> Source code of charts:

______

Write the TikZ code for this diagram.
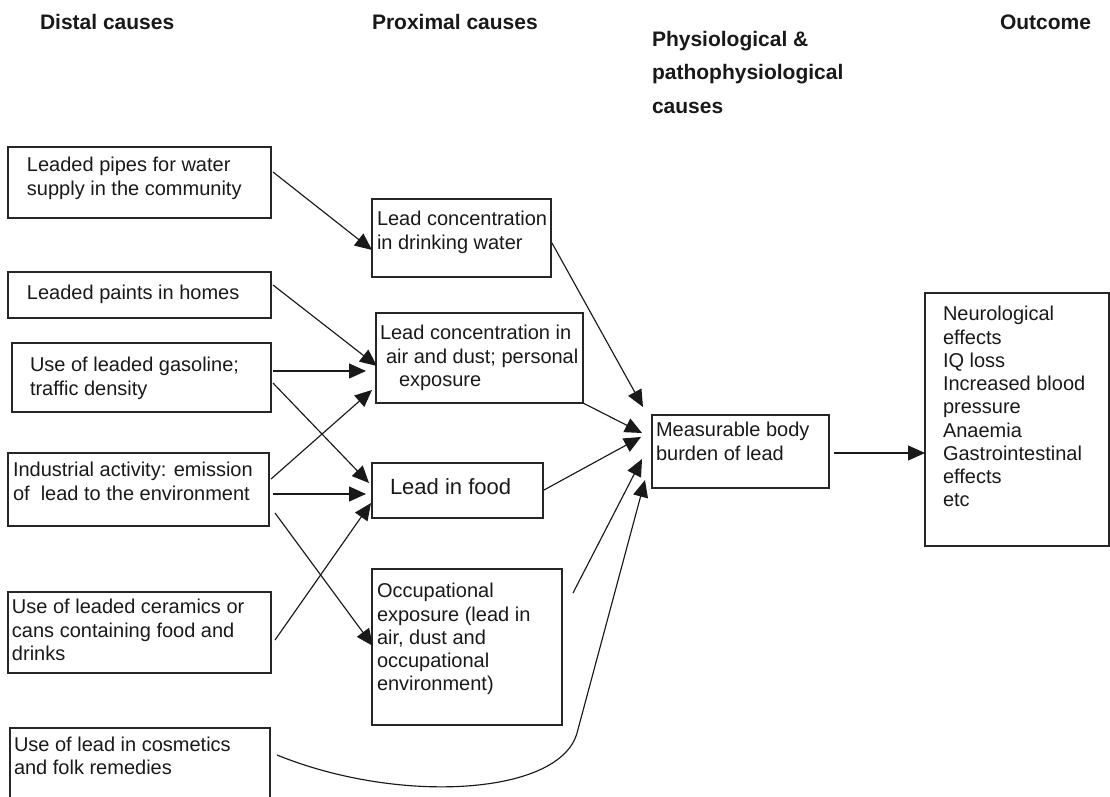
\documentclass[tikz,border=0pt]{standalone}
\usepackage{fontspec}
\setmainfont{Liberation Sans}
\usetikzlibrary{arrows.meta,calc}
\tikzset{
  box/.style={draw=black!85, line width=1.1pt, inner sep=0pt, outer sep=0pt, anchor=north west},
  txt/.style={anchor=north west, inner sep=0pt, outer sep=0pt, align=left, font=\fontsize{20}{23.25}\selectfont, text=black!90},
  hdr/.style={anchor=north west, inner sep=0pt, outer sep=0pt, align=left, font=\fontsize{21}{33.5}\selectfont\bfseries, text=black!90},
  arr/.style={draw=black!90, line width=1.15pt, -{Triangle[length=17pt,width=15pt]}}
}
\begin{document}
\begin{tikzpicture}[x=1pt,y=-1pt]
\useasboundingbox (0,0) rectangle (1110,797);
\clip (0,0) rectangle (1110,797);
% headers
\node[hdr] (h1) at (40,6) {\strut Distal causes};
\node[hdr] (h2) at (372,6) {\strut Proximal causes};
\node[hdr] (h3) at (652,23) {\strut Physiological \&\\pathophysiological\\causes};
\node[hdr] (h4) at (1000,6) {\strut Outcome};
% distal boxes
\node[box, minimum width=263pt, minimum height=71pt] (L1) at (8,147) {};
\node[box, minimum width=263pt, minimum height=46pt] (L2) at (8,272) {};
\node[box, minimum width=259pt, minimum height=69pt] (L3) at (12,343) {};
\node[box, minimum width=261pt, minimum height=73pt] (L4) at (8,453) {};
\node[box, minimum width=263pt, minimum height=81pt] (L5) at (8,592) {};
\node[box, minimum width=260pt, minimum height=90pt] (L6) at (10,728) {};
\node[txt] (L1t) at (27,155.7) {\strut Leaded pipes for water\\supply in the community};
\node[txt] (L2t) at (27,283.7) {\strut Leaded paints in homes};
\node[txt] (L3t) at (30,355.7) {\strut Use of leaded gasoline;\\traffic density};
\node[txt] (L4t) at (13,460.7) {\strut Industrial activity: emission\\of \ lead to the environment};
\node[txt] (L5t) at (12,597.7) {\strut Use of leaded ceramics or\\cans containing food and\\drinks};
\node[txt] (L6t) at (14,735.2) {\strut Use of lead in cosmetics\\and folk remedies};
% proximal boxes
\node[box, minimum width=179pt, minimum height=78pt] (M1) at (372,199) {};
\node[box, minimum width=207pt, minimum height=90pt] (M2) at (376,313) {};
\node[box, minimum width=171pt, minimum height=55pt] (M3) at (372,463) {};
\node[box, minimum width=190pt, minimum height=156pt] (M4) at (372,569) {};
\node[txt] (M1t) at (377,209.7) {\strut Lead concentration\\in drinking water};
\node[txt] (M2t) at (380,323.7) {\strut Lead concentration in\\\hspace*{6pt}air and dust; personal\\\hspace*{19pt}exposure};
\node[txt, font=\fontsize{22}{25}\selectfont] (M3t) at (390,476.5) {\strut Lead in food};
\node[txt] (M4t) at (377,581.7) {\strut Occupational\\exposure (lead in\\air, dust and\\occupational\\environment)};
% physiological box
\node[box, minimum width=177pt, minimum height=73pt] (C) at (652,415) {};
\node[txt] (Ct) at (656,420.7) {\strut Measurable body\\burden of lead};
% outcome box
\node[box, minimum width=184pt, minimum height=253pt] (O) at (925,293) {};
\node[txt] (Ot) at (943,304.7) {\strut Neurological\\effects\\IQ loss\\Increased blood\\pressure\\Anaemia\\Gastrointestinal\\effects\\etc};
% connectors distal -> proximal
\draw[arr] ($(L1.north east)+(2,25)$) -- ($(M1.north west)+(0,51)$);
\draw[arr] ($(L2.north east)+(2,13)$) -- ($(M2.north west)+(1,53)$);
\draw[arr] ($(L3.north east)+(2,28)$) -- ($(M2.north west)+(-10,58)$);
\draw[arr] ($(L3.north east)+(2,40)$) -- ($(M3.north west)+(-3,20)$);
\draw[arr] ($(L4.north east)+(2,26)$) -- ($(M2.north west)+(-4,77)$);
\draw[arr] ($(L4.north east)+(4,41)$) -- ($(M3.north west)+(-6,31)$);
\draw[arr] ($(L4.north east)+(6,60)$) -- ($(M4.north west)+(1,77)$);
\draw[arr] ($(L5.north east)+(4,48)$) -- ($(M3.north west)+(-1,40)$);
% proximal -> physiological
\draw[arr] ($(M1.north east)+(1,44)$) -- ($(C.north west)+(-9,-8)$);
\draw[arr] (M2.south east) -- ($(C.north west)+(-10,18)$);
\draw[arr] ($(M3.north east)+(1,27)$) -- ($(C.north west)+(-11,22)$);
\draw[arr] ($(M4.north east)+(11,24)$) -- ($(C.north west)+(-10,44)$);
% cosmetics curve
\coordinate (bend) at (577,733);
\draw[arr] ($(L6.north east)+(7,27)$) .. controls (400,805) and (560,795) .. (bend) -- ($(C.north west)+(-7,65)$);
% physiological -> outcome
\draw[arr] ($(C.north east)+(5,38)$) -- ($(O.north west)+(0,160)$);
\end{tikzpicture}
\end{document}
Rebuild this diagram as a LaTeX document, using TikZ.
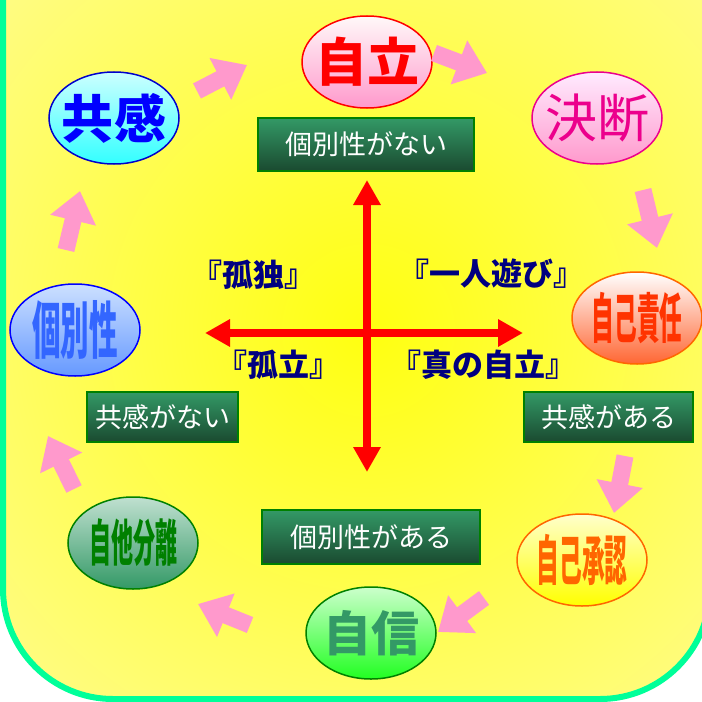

______

> EXERCISE TASK: Pictures in the records should not appear in your copy, but everything else must be transcribed exactly.

> TASK OUTPUT:
Write the TikZ code for this diagram.
\documentclass[tikz,border=0pt]{standalone}
\usepackage{fontspec}
\setmainfont{Liberation Sans}
\usetikzlibrary{arrows.meta,calc}
\tikzset{
  box/.style={draw=black!85, line width=1.1pt, inner sep=0pt, outer sep=0pt, anchor=north west},
  txt/.style={anchor=north west, inner sep=0pt, outer sep=0pt, align=left, font=\fontsize{20}{23.25}\selectfont, text=black!90},
  hdr/.style={anchor=north west, inner sep=0pt, outer sep=0pt, align=left, font=\fontsize{21}{33.5}\selectfont\bfseries, text=black!90},
  arr/.style={draw=black!90, line width=1.15pt, -{Triangle[length=17pt,width=15pt]}}
}
\begin{document}
\begin{tikzpicture}[x=1pt,y=-1pt]
\useasboundingbox (0,0) rectangle (1110,797);
\clip (0,0) rectangle (1110,797);
% headers
\node[hdr] (h1) at (40,6) {\strut Distal causes};
\node[hdr] (h2) at (372,6) {\strut Proximal causes};
\node[hdr] (h3) at (652,23) {\strut Physiological \&\\pathophysiological\\causes};
\node[hdr] (h4) at (1000,6) {\strut Outcome};
% distal boxes
\node[box, minimum width=263pt, minimum height=71pt] (L1) at (8,147) {};
\node[box, minimum width=263pt, minimum height=46pt] (L2) at (8,272) {};
\node[box, minimum width=259pt, minimum height=69pt] (L3) at (12,343) {};
\node[box, minimum width=261pt, minimum height=73pt] (L4) at (8,453) {};
\node[box, minimum width=263pt, minimum height=81pt] (L5) at (8,592) {};
\node[box, minimum width=260pt, minimum height=90pt] (L6) at (10,728) {};
\node[txt] (L1t) at (27,155.7) {\strut Leaded pipes for water\\supply in the community};
\node[txt] (L2t) at (27,283.7) {\strut Leaded paints in homes};
\node[txt] (L3t) at (30,355.7) {\strut Use of leaded gasoline;\\traffic density};
\node[txt] (L4t) at (13,460.7) {\strut Industrial activity: emission\\of \ lead to the environment};
\node[txt] (L5t) at (12,597.7) {\strut Use of leaded ceramics or\\cans containing food and\\drinks};
\node[txt] (L6t) at (14,735.2) {\strut Use of lead in cosmetics\\and folk remedies};
% proximal boxes
\node[box, minimum width=179pt, minimum height=78pt] (M1) at (372,199) {};
\node[box, minimum width=207pt, minimum height=90pt] (M2) at (376,313) {};
\node[box, minimum width=171pt, minimum height=55pt] (M3) at (372,463) {};
\node[box, minimum width=190pt, minimum height=156pt] (M4) at (372,569) {};
\node[txt] (M1t) at (377,209.7) {\strut Lead concentration\\in drinking water};
\node[txt] (M2t) at (380,323.7) {\strut Lead concentration in\\\hspace*{6pt}air and dust; personal\\\hspace*{19pt}exposure};
\node[txt, font=\fontsize{22}{25}\selectfont] (M3t) at (390,476.5) {\strut Lead in food};
\node[txt] (M4t) at (377,581.7) {\strut Occupational\\exposure (lead in\\air, dust and\\occupational\\environment)};
% physiological box
\node[box, minimum width=177pt, minimum height=73pt] (C) at (652,415) {};
\node[txt] (Ct) at (656,420.7) {\strut Measurable body\\burden of lead};
% outcome box
\node[box, minimum width=184pt, minimum height=253pt] (O) at (925,293) {};
\node[txt] (Ot) at (943,304.7) {\strut Neurological\\effects\\IQ loss\\Increased blood\\pressure\\Anaemia\\Gastrointestinal\\effects\\etc};
% connectors distal -> proximal
\draw[arr] ($(L1.north east)+(2,25)$) -- ($(M1.north west)+(0,51)$);
\draw[arr] ($(L2.north east)+(2,13)$) -- ($(M2.north west)+(1,53)$);
\draw[arr] ($(L3.north east)+(2,28)$) -- ($(M2.north west)+(-10,58)$);
\draw[arr] ($(L3.north east)+(2,40)$) -- ($(M3.north west)+(-3,20)$);
\draw[arr] ($(L4.north east)+(2,26)$) -- ($(M2.north west)+(-4,77)$);
\draw[arr] ($(L4.north east)+(4,41)$) -- ($(M3.north west)+(-6,31)$);
\draw[arr] ($(L4.north east)+(6,60)$) -- ($(M4.north west)+(1,77)$);
\draw[arr] ($(L5.north east)+(4,48)$) -- ($(M3.north west)+(-1,40)$);
% proximal -> physiological
\draw[arr] ($(M1.north east)+(1,44)$) -- ($(C.north west)+(-9,-8)$);
\draw[arr] (M2.south east) -- ($(C.north west)+(-10,18)$);
\draw[arr] ($(M3.north east)+(1,27)$) -- ($(C.north west)+(-11,22)$);
\draw[arr] ($(M4.north east)+(11,24)$) -- ($(C.north west)+(-10,44)$);
% cosmetics curve
\coordinate (bend) at (577,733);
\draw[arr] ($(L6.north east)+(7,27)$) .. controls (400,805) and (560,795) .. (bend) -- ($(C.north west)+(-7,65)$);
% physiological -> outcome
\draw[arr] ($(C.north east)+(5,38)$) -- ($(O.north west)+(0,160)$);
\end{tikzpicture}
\end{document}
Rebuild this diagram as a LaTeX document, using TikZ.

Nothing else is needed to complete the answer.